# [Short problem]
Transcribe the records that follow in their entirety, omitting any pictures.

# [Dataset entries]
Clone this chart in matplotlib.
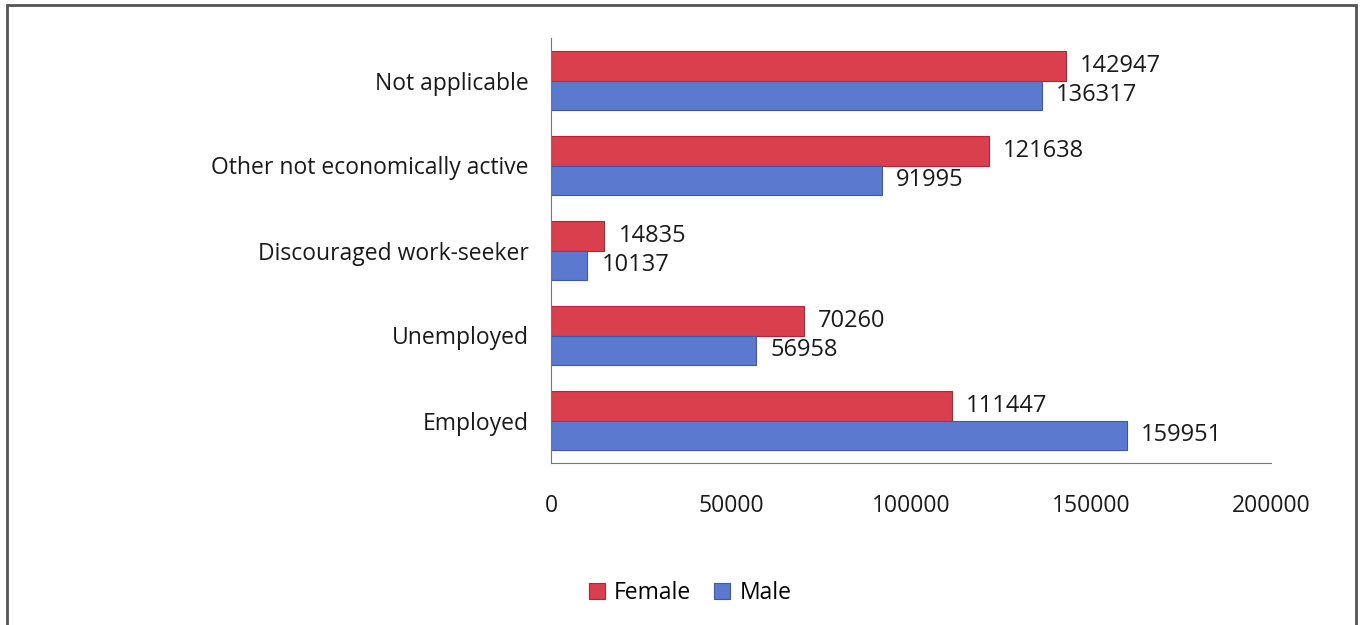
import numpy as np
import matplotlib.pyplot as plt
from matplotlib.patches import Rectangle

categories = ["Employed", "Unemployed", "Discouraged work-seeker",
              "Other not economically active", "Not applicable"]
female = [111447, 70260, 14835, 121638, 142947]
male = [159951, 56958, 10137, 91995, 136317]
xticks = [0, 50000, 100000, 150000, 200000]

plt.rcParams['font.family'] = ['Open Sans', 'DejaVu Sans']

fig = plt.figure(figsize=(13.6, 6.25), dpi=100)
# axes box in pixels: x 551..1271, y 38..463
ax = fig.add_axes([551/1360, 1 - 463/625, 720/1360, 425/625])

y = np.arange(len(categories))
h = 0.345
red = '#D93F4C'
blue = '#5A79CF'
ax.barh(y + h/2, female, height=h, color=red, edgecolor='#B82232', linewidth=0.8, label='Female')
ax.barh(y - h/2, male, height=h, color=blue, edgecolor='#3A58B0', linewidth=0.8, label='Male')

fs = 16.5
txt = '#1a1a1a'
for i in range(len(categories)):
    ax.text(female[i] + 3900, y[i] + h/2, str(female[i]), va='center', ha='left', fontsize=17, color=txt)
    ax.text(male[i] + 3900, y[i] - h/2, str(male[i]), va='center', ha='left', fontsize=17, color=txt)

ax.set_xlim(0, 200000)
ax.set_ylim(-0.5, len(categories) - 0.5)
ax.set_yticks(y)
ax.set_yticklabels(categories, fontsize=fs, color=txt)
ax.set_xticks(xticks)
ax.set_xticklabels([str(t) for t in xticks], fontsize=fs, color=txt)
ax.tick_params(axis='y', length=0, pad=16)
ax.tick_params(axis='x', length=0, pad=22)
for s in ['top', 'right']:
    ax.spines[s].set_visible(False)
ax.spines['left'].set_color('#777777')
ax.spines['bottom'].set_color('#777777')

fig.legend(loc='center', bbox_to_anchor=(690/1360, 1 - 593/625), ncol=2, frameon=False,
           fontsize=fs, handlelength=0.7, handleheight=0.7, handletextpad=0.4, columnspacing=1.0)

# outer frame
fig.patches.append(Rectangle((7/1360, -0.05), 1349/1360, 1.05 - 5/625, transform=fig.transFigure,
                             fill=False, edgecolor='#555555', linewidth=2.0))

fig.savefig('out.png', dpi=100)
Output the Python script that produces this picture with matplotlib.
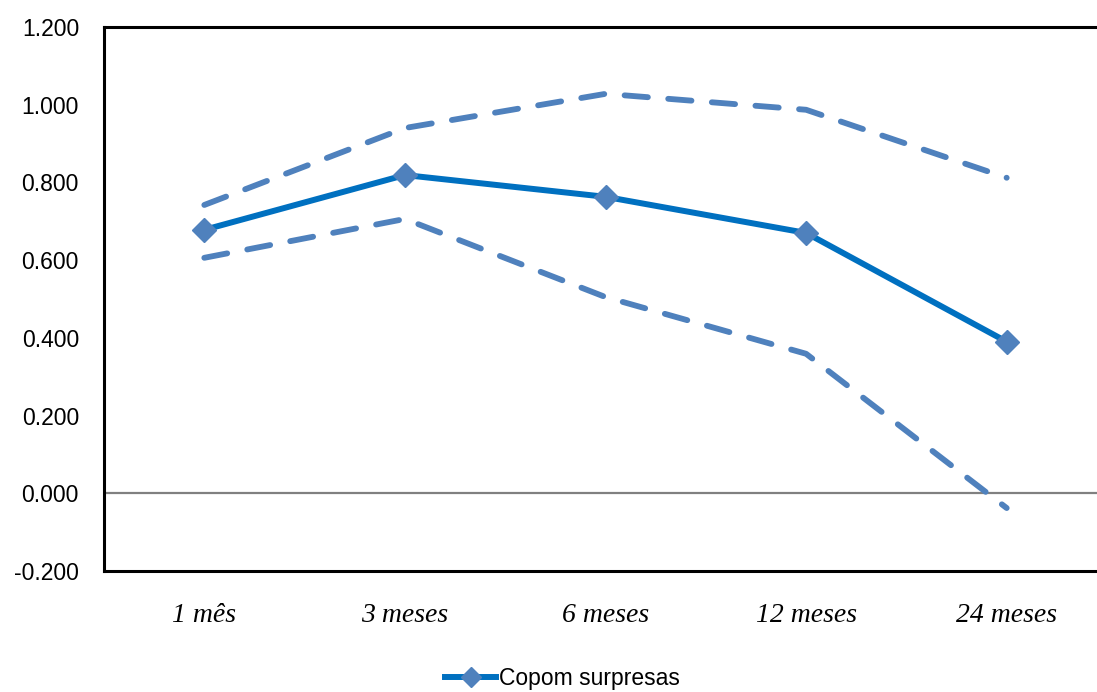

# [Task answer]
Clone this chart in matplotlib.
import numpy as np
import matplotlib.pyplot as plt
from matplotlib.patches import Rectangle

categories = ["Employed", "Unemployed", "Discouraged work-seeker",
              "Other not economically active", "Not applicable"]
female = [111447, 70260, 14835, 121638, 142947]
male = [159951, 56958, 10137, 91995, 136317]
xticks = [0, 50000, 100000, 150000, 200000]

plt.rcParams['font.family'] = ['Open Sans', 'DejaVu Sans']

fig = plt.figure(figsize=(13.6, 6.25), dpi=100)
# axes box in pixels: x 551..1271, y 38..463
ax = fig.add_axes([551/1360, 1 - 463/625, 720/1360, 425/625])

y = np.arange(len(categories))
h = 0.345
red = '#D93F4C'
blue = '#5A79CF'
ax.barh(y + h/2, female, height=h, color=red, edgecolor='#B82232', linewidth=0.8, label='Female')
ax.barh(y - h/2, male, height=h, color=blue, edgecolor='#3A58B0', linewidth=0.8, label='Male')

fs = 16.5
txt = '#1a1a1a'
for i in range(len(categories)):
    ax.text(female[i] + 3900, y[i] + h/2, str(female[i]), va='center', ha='left', fontsize=17, color=txt)
    ax.text(male[i] + 3900, y[i] - h/2, str(male[i]), va='center', ha='left', fontsize=17, color=txt)

ax.set_xlim(0, 200000)
ax.set_ylim(-0.5, len(categories) - 0.5)
ax.set_yticks(y)
ax.set_yticklabels(categories, fontsize=fs, color=txt)
ax.set_xticks(xticks)
ax.set_xticklabels([str(t) for t in xticks], fontsize=fs, color=txt)
ax.tick_params(axis='y', length=0, pad=16)
ax.tick_params(axis='x', length=0, pad=22)
for s in ['top', 'right']:
    ax.spines[s].set_visible(False)
ax.spines['left'].set_color('#777777')
ax.spines['bottom'].set_color('#777777')

fig.legend(loc='center', bbox_to_anchor=(690/1360, 1 - 593/625), ncol=2, frameon=False,
           fontsize=fs, handlelength=0.7, handleheight=0.7, handletextpad=0.4, columnspacing=1.0)

# outer frame
fig.patches.append(Rectangle((7/1360, -0.05), 1349/1360, 1.05 - 5/625, transform=fig.transFigure,
                             fill=False, edgecolor='#555555', linewidth=2.0))

fig.savefig('out.png', dpi=100)
Output the Python script that produces this picture with matplotlib.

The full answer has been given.